▼

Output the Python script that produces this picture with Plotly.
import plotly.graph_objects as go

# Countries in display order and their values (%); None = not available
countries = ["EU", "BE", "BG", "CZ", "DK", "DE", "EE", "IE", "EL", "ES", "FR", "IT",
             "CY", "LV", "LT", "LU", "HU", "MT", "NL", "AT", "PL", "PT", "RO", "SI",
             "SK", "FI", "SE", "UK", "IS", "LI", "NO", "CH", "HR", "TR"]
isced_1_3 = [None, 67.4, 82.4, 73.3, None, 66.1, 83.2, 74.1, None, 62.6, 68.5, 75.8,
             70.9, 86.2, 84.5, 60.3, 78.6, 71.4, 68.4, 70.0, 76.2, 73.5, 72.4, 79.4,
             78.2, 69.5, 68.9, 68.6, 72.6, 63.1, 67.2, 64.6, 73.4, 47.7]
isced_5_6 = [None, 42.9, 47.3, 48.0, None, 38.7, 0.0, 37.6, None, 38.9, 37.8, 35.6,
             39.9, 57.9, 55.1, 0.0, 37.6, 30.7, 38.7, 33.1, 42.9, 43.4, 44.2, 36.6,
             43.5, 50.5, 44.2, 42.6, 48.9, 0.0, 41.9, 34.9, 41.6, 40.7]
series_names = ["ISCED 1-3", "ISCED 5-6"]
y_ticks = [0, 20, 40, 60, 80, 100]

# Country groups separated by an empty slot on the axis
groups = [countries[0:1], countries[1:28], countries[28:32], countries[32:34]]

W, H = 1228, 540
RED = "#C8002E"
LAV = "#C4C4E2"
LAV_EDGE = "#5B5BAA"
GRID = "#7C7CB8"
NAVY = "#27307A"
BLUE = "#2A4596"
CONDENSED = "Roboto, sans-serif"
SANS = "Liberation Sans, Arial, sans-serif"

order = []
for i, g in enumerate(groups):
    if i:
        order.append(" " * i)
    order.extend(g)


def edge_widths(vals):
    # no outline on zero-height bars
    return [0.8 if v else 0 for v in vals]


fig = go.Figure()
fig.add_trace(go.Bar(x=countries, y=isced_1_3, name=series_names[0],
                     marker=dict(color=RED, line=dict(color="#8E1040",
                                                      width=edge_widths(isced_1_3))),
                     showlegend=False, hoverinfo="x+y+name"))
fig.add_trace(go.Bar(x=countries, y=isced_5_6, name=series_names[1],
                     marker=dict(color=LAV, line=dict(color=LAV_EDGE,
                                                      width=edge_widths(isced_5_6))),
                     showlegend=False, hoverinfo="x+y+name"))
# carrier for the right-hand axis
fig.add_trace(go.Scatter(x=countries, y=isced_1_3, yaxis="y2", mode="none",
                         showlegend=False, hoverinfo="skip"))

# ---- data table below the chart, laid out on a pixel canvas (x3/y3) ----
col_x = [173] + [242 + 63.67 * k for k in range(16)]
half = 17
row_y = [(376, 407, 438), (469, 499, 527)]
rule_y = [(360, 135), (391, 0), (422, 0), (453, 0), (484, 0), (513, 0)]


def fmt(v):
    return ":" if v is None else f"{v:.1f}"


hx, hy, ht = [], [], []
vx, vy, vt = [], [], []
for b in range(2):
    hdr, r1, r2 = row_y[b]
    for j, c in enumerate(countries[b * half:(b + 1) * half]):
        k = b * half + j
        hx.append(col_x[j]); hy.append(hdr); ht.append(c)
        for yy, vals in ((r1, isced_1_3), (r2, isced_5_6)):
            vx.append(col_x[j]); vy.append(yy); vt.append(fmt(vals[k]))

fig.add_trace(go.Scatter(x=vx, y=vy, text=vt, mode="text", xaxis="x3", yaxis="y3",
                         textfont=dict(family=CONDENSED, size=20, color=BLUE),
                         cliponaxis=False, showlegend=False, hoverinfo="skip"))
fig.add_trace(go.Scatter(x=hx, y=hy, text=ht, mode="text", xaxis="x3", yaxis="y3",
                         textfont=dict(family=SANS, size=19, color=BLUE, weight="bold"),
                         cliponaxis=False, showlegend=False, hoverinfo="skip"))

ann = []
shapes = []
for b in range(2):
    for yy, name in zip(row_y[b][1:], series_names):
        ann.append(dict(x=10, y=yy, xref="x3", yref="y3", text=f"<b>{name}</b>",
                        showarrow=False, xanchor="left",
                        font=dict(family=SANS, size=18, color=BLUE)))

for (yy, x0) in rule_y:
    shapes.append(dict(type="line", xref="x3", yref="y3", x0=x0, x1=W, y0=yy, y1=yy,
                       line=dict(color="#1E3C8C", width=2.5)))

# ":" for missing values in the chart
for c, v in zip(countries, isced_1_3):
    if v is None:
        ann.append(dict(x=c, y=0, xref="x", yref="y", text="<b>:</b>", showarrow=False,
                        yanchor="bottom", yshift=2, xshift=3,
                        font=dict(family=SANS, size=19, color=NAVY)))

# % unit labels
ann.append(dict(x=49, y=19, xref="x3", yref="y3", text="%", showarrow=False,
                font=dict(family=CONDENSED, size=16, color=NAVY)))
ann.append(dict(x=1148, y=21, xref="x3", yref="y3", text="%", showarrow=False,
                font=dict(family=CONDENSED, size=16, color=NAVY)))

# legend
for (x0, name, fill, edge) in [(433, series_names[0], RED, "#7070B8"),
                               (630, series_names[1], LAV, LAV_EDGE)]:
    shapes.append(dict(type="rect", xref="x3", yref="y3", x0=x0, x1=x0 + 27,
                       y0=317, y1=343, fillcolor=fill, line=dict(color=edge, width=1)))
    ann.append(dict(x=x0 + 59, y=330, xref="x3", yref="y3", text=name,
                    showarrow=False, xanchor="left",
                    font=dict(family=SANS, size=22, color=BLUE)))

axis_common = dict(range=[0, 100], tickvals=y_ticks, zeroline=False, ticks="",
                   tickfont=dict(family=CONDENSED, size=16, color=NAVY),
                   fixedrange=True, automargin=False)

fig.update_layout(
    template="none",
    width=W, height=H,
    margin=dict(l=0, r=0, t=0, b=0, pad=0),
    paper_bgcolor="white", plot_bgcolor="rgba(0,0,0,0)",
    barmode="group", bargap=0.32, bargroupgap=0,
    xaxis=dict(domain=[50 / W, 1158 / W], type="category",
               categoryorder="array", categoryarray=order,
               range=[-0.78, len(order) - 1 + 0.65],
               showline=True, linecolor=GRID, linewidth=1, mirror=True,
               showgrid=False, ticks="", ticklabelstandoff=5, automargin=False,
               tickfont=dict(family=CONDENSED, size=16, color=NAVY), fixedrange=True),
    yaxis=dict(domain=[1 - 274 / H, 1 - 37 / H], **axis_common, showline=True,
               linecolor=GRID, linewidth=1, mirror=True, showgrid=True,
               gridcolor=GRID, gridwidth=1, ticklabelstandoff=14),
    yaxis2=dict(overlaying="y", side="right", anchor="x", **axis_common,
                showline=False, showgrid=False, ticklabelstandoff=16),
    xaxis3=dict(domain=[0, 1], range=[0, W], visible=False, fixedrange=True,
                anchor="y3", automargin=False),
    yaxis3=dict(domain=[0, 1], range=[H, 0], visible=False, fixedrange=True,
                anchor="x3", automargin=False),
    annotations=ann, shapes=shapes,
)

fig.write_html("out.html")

▲

▸ **To be done**
Return the full listing, character for character.

▸ **Full response**
Output the Python script that produces this picture with Plotly.
import plotly.graph_objects as go

# Countries in display order and their values (%); None = not available
countries = ["EU", "BE", "BG", "CZ", "DK", "DE", "EE", "IE", "EL", "ES", "FR", "IT",
             "CY", "LV", "LT", "LU", "HU", "MT", "NL", "AT", "PL", "PT", "RO", "SI",
             "SK", "FI", "SE", "UK", "IS", "LI", "NO", "CH", "HR", "TR"]
isced_1_3 = [None, 67.4, 82.4, 73.3, None, 66.1, 83.2, 74.1, None, 62.6, 68.5, 75.8,
             70.9, 86.2, 84.5, 60.3, 78.6, 71.4, 68.4, 70.0, 76.2, 73.5, 72.4, 79.4,
             78.2, 69.5, 68.9, 68.6, 72.6, 63.1, 67.2, 64.6, 73.4, 47.7]
isced_5_6 = [None, 42.9, 47.3, 48.0, None, 38.7, 0.0, 37.6, None, 38.9, 37.8, 35.6,
             39.9, 57.9, 55.1, 0.0, 37.6, 30.7, 38.7, 33.1, 42.9, 43.4, 44.2, 36.6,
             43.5, 50.5, 44.2, 42.6, 48.9, 0.0, 41.9, 34.9, 41.6, 40.7]
series_names = ["ISCED 1-3", "ISCED 5-6"]
y_ticks = [0, 20, 40, 60, 80, 100]

# Country groups separated by an empty slot on the axis
groups = [countries[0:1], countries[1:28], countries[28:32], countries[32:34]]

W, H = 1228, 540
RED = "#C8002E"
LAV = "#C4C4E2"
LAV_EDGE = "#5B5BAA"
GRID = "#7C7CB8"
NAVY = "#27307A"
BLUE = "#2A4596"
CONDENSED = "Roboto, sans-serif"
SANS = "Liberation Sans, Arial, sans-serif"

order = []
for i, g in enumerate(groups):
    if i:
        order.append(" " * i)
    order.extend(g)


def edge_widths(vals):
    # no outline on zero-height bars
    return [0.8 if v else 0 for v in vals]


fig = go.Figure()
fig.add_trace(go.Bar(x=countries, y=isced_1_3, name=series_names[0],
                     marker=dict(color=RED, line=dict(color="#8E1040",
                                                      width=edge_widths(isced_1_3))),
                     showlegend=False, hoverinfo="x+y+name"))
fig.add_trace(go.Bar(x=countries, y=isced_5_6, name=series_names[1],
                     marker=dict(color=LAV, line=dict(color=LAV_EDGE,
                                                      width=edge_widths(isced_5_6))),
                     showlegend=False, hoverinfo="x+y+name"))
# carrier for the right-hand axis
fig.add_trace(go.Scatter(x=countries, y=isced_1_3, yaxis="y2", mode="none",
                         showlegend=False, hoverinfo="skip"))

# ---- data table below the chart, laid out on a pixel canvas (x3/y3) ----
col_x = [173] + [242 + 63.67 * k for k in range(16)]
half = 17
row_y = [(376, 407, 438), (469, 499, 527)]
rule_y = [(360, 135), (391, 0), (422, 0), (453, 0), (484, 0), (513, 0)]


def fmt(v):
    return ":" if v is None else f"{v:.1f}"


hx, hy, ht = [], [], []
vx, vy, vt = [], [], []
for b in range(2):
    hdr, r1, r2 = row_y[b]
    for j, c in enumerate(countries[b * half:(b + 1) * half]):
        k = b * half + j
        hx.append(col_x[j]); hy.append(hdr); ht.append(c)
        for yy, vals in ((r1, isced_1_3), (r2, isced_5_6)):
            vx.append(col_x[j]); vy.append(yy); vt.append(fmt(vals[k]))

fig.add_trace(go.Scatter(x=vx, y=vy, text=vt, mode="text", xaxis="x3", yaxis="y3",
                         textfont=dict(family=CONDENSED, size=20, color=BLUE),
                         cliponaxis=False, showlegend=False, hoverinfo="skip"))
fig.add_trace(go.Scatter(x=hx, y=hy, text=ht, mode="text", xaxis="x3", yaxis="y3",
                         textfont=dict(family=SANS, size=19, color=BLUE, weight="bold"),
                         cliponaxis=False, showlegend=False, hoverinfo="skip"))

ann = []
shapes = []
for b in range(2):
    for yy, name in zip(row_y[b][1:], series_names):
        ann.append(dict(x=10, y=yy, xref="x3", yref="y3", text=f"<b>{name}</b>",
                        showarrow=False, xanchor="left",
                        font=dict(family=SANS, size=18, color=BLUE)))

for (yy, x0) in rule_y:
    shapes.append(dict(type="line", xref="x3", yref="y3", x0=x0, x1=W, y0=yy, y1=yy,
                       line=dict(color="#1E3C8C", width=2.5)))

# ":" for missing values in the chart
for c, v in zip(countries, isced_1_3):
    if v is None:
        ann.append(dict(x=c, y=0, xref="x", yref="y", text="<b>:</b>", showarrow=False,
                        yanchor="bottom", yshift=2, xshift=3,
                        font=dict(family=SANS, size=19, color=NAVY)))

# % unit labels
ann.append(dict(x=49, y=19, xref="x3", yref="y3", text="%", showarrow=False,
                font=dict(family=CONDENSED, size=16, color=NAVY)))
ann.append(dict(x=1148, y=21, xref="x3", yref="y3", text="%", showarrow=False,
                font=dict(family=CONDENSED, size=16, color=NAVY)))

# legend
for (x0, name, fill, edge) in [(433, series_names[0], RED, "#7070B8"),
                               (630, series_names[1], LAV, LAV_EDGE)]:
    shapes.append(dict(type="rect", xref="x3", yref="y3", x0=x0, x1=x0 + 27,
                       y0=317, y1=343, fillcolor=fill, line=dict(color=edge, width=1)))
    ann.append(dict(x=x0 + 59, y=330, xref="x3", yref="y3", text=name,
                    showarrow=False, xanchor="left",
                    font=dict(family=SANS, size=22, color=BLUE)))

axis_common = dict(range=[0, 100], tickvals=y_ticks, zeroline=False, ticks="",
                   tickfont=dict(family=CONDENSED, size=16, color=NAVY),
                   fixedrange=True, automargin=False)

fig.update_layout(
    template="none",
    width=W, height=H,
    margin=dict(l=0, r=0, t=0, b=0, pad=0),
    paper_bgcolor="white", plot_bgcolor="rgba(0,0,0,0)",
    barmode="group", bargap=0.32, bargroupgap=0,
    xaxis=dict(domain=[50 / W, 1158 / W], type="category",
               categoryorder="array", categoryarray=order,
               range=[-0.78, len(order) - 1 + 0.65],
               showline=True, linecolor=GRID, linewidth=1, mirror=True,
               showgrid=False, ticks="", ticklabelstandoff=5, automargin=False,
               tickfont=dict(family=CONDENSED, size=16, color=NAVY), fixedrange=True),
    yaxis=dict(domain=[1 - 274 / H, 1 - 37 / H], **axis_common, showline=True,
               linecolor=GRID, linewidth=1, mirror=True, showgrid=True,
               gridcolor=GRID, gridwidth=1, ticklabelstandoff=14),
    yaxis2=dict(overlaying="y", side="right", anchor="x", **axis_common,
                showline=False, showgrid=False, ticklabelstandoff=16),
    xaxis3=dict(domain=[0, 1], range=[0, W], visible=False, fixedrange=True,
                anchor="y3", automargin=False),
    yaxis3=dict(domain=[0, 1], range=[H, 0], visible=False, fixedrange=True,
                anchor="x3", automargin=False),
    annotations=ann, shapes=shapes,
)

fig.write_html("out.html")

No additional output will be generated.